The FBI has authorized informants, often criminals, to commit tens of thousands of crimes each year, a strategy it says is essential to cracking down on crime.
According FBI documents, informants were given permission to break the law at least 5,658 times in a single year, or to commit about 15 crimes a day, including everything from buying and selling drugs to bribing government officials and plotting robberies, USA Today reported.
"It sounds like a lot, but you have to keep it in context," Shawn Henry, who supervised criminal investigations for the FBI until retirement last year, told USA Today. "This is not done in a vacuum. It's not done randomly. It's not taken lightly."
About a decade ago, the U.S. Justice Department told the top law-enforcement agency to begin tracking crimes by its informants after the FBI admitted that its agents had allowed Boston mobster James "Whitey" Bulger to operate a crime ring in exchange for information about the Mafia.

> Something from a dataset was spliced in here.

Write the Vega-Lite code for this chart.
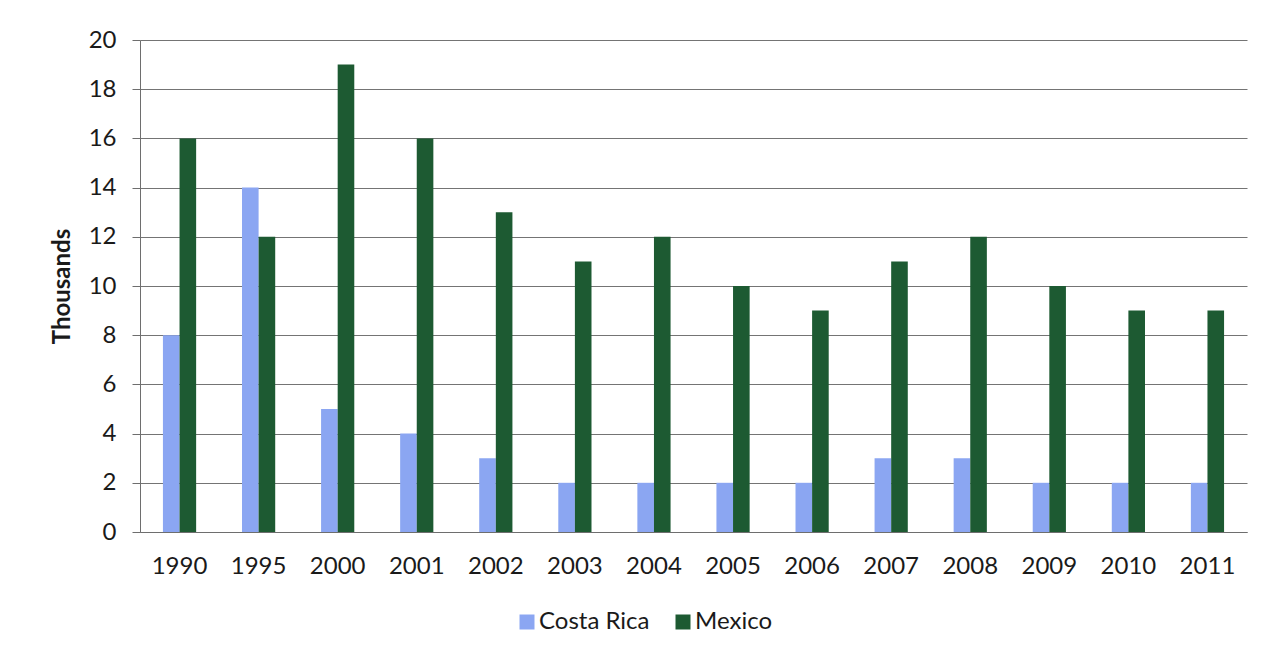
{
  "$schema": "https://vega.github.io/schema/vega-lite/v6.json",
  "width": 1107,
  "height": 492,
  "autosize": {"type": "none"},
  "padding": {"left": 140, "top": 40, "right": 17, "bottom": 123},
  "background": "white",
  "data": {
    "values": [
      {"year": "1990", "country": "Costa Rica", "value": 8},
      {"year": "1990", "country": "Mexico", "value": 16},
      {"year": "1995", "country": "Costa Rica", "value": 14},
      {"year": "1995", "country": "Mexico", "value": 12},
      {"year": "2000", "country": "Costa Rica", "value": 5},
      {"year": "2000", "country": "Mexico", "value": 19},
      {"year": "2001", "country": "Costa Rica", "value": 4},
      {"year": "2001", "country": "Mexico", "value": 16},
      {"year": "2002", "country": "Costa Rica", "value": 3},
      {"year": "2002", "country": "Mexico", "value": 13},
      {"year": "2003", "country": "Costa Rica", "value": 2},
      {"year": "2003", "country": "Mexico", "value": 11},
      {"year": "2004", "country": "Costa Rica", "value": 2},
      {"year": "2004", "country": "Mexico", "value": 12},
      {"year": "2005", "country": "Costa Rica", "value": 2},
      {"year": "2005", "country": "Mexico", "value": 10},
      {"year": "2006", "country": "Costa Rica", "value": 2},
      {"year": "2006", "country": "Mexico", "value": 9},
      {"year": "2007", "country": "Costa Rica", "value": 3},
      {"year": "2007", "country": "Mexico", "value": 11},
      {"year": "2008", "country": "Costa Rica", "value": 3},
      {"year": "2008", "country": "Mexico", "value": 12},
      {"year": "2009", "country": "Costa Rica", "value": 2},
      {"year": "2009", "country": "Mexico", "value": 10},
      {"year": "2010", "country": "Costa Rica", "value": 2},
      {"year": "2010", "country": "Mexico", "value": 9},
      {"year": "2011", "country": "Costa Rica", "value": 2},
      {"year": "2011", "country": "Mexico", "value": 9}
    ]
  },
  "mark": {"type": "bar"},
  "encoding": {
    "x": {
      "field": "year",
      "type": "nominal",
      "sort": null,
      "scale": {"paddingInner": 0.58, "paddingOuter": 0.29},
      "axis": {
        "title": null,
        "labelAngle": 0,
        "labelFont": "Lato",
        "labelFontSize": 24,
        "labelColor": "#1a1a1a",
        "labelPadding": 22,
        "ticks": false,
        "domain": true,
        "domainColor": "#6e6e6e",
        "grid": false
      }
    },
    "xOffset": {"field": "country", "type": "nominal"},
    "y": {
      "field": "value",
      "type": "quantitative",
      "scale": {"domain": [0, 20], "nice": false},
      "axis": {
        "title": "Thousands",
        "titleFont": "Lato",
        "titleFontSize": 24,
        "titleFontWeight": "bold",
        "titleColor": "#1a1a1a",
        "titlePadding": 14,
        "values": [0, 2, 4, 6, 8, 10, 12, 14, 16, 18, 20],
        "labelFont": "Lato",
        "labelFontSize": 24,
        "labelColor": "#1a1a1a",
        "labelPadding": 16,
        "tickSize": 8,
        "tickColor": "#6e6e6e",
        "domain": true,
        "domainColor": "#6e6e6e",
        "grid": true,
        "gridColor": "#747474",
        "gridWidth": 1
      }
    },
    "color": {
      "field": "country",
      "type": "nominal",
      "scale": {"domain": ["Costa Rica", "Mexico"], "range": ["#8ba6f2", "#1d5a32"]},
      "legend": {
        "title": null,
        "orient": "none",
        "legendX": 375,
        "legendY": 570,
        "direction": "horizontal",
        "symbolType": "square",
        "symbolSize": 225,
        "symbolStrokeWidth": 0,
        "labelFont": "Lato",
        "labelFontSize": 24,
        "labelColor": "#1a1a1a",
        "columnPadding": 21,
        "labelOffset": 0
      }
    }
  },
  "config": {
    "view": {"stroke": null}
  }
}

The Justice Department, however, puts very tight limits on when and how informants can engage in what is considered "otherwise illegal activity," and agents can never authorize violent crimes.
This is first time the information has been disclosed. The report provides no details about the crimes agents authorized or how serious they were, USA Today noted.
"The million-dollar question is: How much crime is the government tolerating from its informants?" Alexandra Natapoff, a professor at Loyola Law School Los Angeles, told USA Today. "I'm sure that if we really knew that number, we would all be shocked."